Alternando momentos de vergonha alheia, com Adam Ondra cantando músicas pop italianas, com cenas emocionantes, o diretor Bernardo Giménez estabelece não somente uma empatia com o protagonista, mas também consolida uma tendência: mostrar personagens reais e humildes. Não há em nenhum momento desejo de criar um ídolo máximo, que possui a vida perfeita e que “deu certo na vida”. O que é exibido em toda a produção é que Adam Ondra, assim como as pessoas que o cercam, é que menos é mais. O próprio filme é prova disso, sendo contido e discreto em trilhas sonoras, efeitos especiais e elogios de amigos a Ondra.

Adam Ondra

Assim como a Marvel fez com os heróis em quadrinhos, quando incluíram problemas mundanos e reais aos heróis, Giménez fez o mesmo com “Silence”. Assim como “Duro de Matar” (Die Hard, 1988) estabeleceu um novo tipo de protagonista em filmes de ação (mais humano e menos brucutu), “Silence” faz o mesmo com Adam Ondra. Desta maneira, com sobras “Silence” começou, sem trocadilho, silenciosamente a aposentadoria do formato desgastado de filmes de escalada. Formato este que parecia tentar emular entre os escaladores o ditado do anel de “Senhor dos Anéis” (The Lord of the Rings, 2002) : Um anel para governar todos os outros (neste caso substitua a palavra anel por escalador).
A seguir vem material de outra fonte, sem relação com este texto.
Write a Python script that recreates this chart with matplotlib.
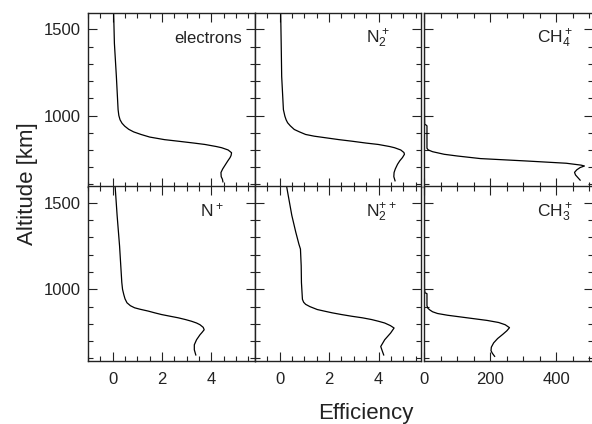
import numpy as np
from matplotlib import pyplot as plt
from matplotlib.ticker import MultipleLocator

# altitude [km] and efficiency
elec_alt = [1592, 1419, 1227, 1034, 1000, 975, 955, 938, 920, 905, 890, 875, 860, 851, 840, 832, 820, 813, 800,
            784, 768, 756, 735, 717, 690, 669, 645, 630, 615]
elec_eff = [0.04, 0.07, 0.15, 0.22, 0.25, 0.3, 0.38, 0.49, 0.65, 0.85, 1.15, 1.5, 2.1, 2.65, 3.3, 3.74, 4.2, 4.42, 4.68,
            4.82, 4.8, 4.76, 4.66, 4.58, 4.46, 4.39, 4.4, 4.45, 4.47]

n2p_alt = [1592, 1419, 1227, 1034, 996, 975, 958, 940, 919, 905, 890, 880, 871, 860, 851, 840, 832, 820, 813, 800,
           785, 775, 756, 737, 717, 690, 669, 645, 621]
n2p_eff = [0.04, 0.06, 0.08, 0.15, 0.21, 0.26, 0.32, 0.43, 0.59, 0.8, 1.05, 1.4, 1.85, 2.4, 2.92, 3.5, 3.99, 4.45, 4.65, 4.9,
           5.03, 5.05, 4.97, 4.86, 4.77, 4.68, 4.63, 4.62, 4.67]

ch4p_alt = [1592, 1200, 1000, 950, 945, 940, 810, 800, 790, 775, 765, 750, 736, 723, 712, 707, 698, 685, 670, 655, 640, 625]
ch4p_eff = [0.3, 0.3, 0.5, 1, 5, 8, 8, 12, 25, 60, 100, 170, 310, 430, 475, 485, 472, 462, 455, 458, 465, 472]

np_alt = [1595, 1428, 1250, 1040, 1000, 970, 945, 922, 905, 893, 885, 874, 864, 854, 845, 835, 825, 815, 805, 795,
          780, 766, 750, 737, 708, 679, 650, 620]
np_eff = [0.1, 0.18, 0.28, 0.37, 0.4, 0.45, 0.5, 0.58, 0.72, 0.89, 1.1, 1.44, 1.7, 1.98, 2.3, 2.66, 2.95, 3.2, 3.4, 3.54,
          3.67, 3.71, 3.62, 3.54, 3.4, 3.31, 3.31, 3.37]

n2pp_alt = [1595, 1428, 1331, 1260, 1233, 1136, 1039, 942, 925, 913, 900, 883, 874, 864, 854, 844, 835, 825, 815, 805,
            790, 776, 747, 708, 669, 640, 620]
n2pp_eff = [0.28, 0.49, 0.65, 0.78, 0.84, 0.87, 0.88, 0.92, 0.97, 1.05, 1.22, 1.52, 1.8, 2.12, 2.5, 2.92, 3.35, 3.72, 4.0, 4.25,
            4.48, 4.63, 4.49, 4.25, 4.09, 4.16, 4.21]

ch3p_alt = [1595, 1200, 1000, 980, 975, 905, 890, 880, 870, 860, 850, 840, 830, 820, 808, 795, 778, 760, 740, 715, 690,
            665, 645, 630, 612]
ch3p_eff = [0.3, 0.3, 0.5, 2, 8, 8, 11, 17, 25, 40, 70, 110, 150, 190, 225, 245, 258, 250, 238, 222, 210,
            203, 202, 206, 213]

labels = ["electrons", r"N$_2^+$", r"CH$_4^+$", r"N$^+$", r"N$_2^{++}$", r"CH$_3^+$"]
x_ticks = [[0, 2, 4], [0, 2, 4], [0, 200, 400]]


def main():
    plt.rcParams["font.family"] = ["Liberation Sans", "DejaVu Sans"]
    plt.rcParams["mathtext.default"] = "regular"
    ink = "#222222"

    fig = plt.figure(figsize=(5.92, 4.24), dpi=100)
    W, H = 592.0, 424.0
    cols = [(88, 255), (255, 421), (424, 593)]
    rows = [(13, 186.5), (186.5, 360.5)]
    xlims = [(-1, 5.77), (-1, 5.72), (-1, 511)]

    series = [(elec_eff, elec_alt), (n2p_eff, n2p_alt), (ch4p_eff, ch4p_alt),
              (np_eff, np_alt), (n2pp_eff, n2pp_alt), (ch3p_eff, ch3p_alt)]

    for r, (top, bot) in enumerate(rows):
        for c, (x0, x1) in enumerate(cols):
            k = 3 * r + c
            ax = fig.add_axes([x0 / W, 1 - bot / H, (x1 - x0) / W, (bot - top) / H])
            x, y = series[k]
            ax.plot(x, y, color="black", lw=0.9)

            ax.set_ylim(588, 1595)
            ax.set_xlim(*xlims[c])
            ax.xaxis.set_minor_locator(MultipleLocator(50 if c == 2 else 0.5))
            ax.set_xticks(x_ticks[c])
            ax.set_yticks([1000, 1500])
            ax.yaxis.set_minor_locator(MultipleLocator(100))

            ax.tick_params(which="both", direction="in", top=True, right=True,
                           color=ink, labelcolor=ink, labelsize=12, width=0.8)
            ax.tick_params(which="major", length=6.5)
            ax.tick_params(which="minor", length=3.5)
            ax.tick_params(axis="x", pad=8)
            ax.tick_params(axis="y", pad=5)
            if c != 0:
                ax.tick_params(labelleft=False)
            if r == 0:
                ax.tick_params(labelbottom=False)
            for sp in ax.spines.values():
                sp.set_color(ink)
                sp.set_linewidth(1.0)

            if k == 0:
                ax.text(0.92, 0.827, labels[k], transform=ax.transAxes,
                        ha="right", va="baseline", fontsize=12, color=ink)
            else:
                ax.text(0.67, 0.827, labels[k], transform=ax.transAxes,
                        ha="left", va="baseline", fontsize=12.5, color=ink)

    fig.text(27 / W, 1 - 184 / H, "Altitude [km]", rotation=90, ha="center",
             va="center", fontsize=16, color=ink)
    fig.text(366 / W, 1 - 419 / H, "Efficiency", ha="center", va="baseline",
             fontsize=16, color=ink)

    fig.savefig("out.png", dpi=100)


if __name__ == "__main__":
    main()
O grande mérito de “Silence” não é somente documentar um momento histórico de um esporte, que é o estabelecimento do grau 9c francês, mas de apontar de maneira simples e eficiente os rumos que devem ser tomados em produções do gênero. Desta maneira há, ao mesmo tempo, o estabelecimento de um marco no esporte. O da adoção da simplicidade, valorização da humildade do protagonista e, principalmente, reconhecimento e uso das ciências do esporte e utilização de recursos possíveis. O mais espantoso foi que “Silence” fez tudo isso de maneira simples, mas terminando de maneira apoteótica, entrando para a história como uma espécie de divisor de águas do esporte.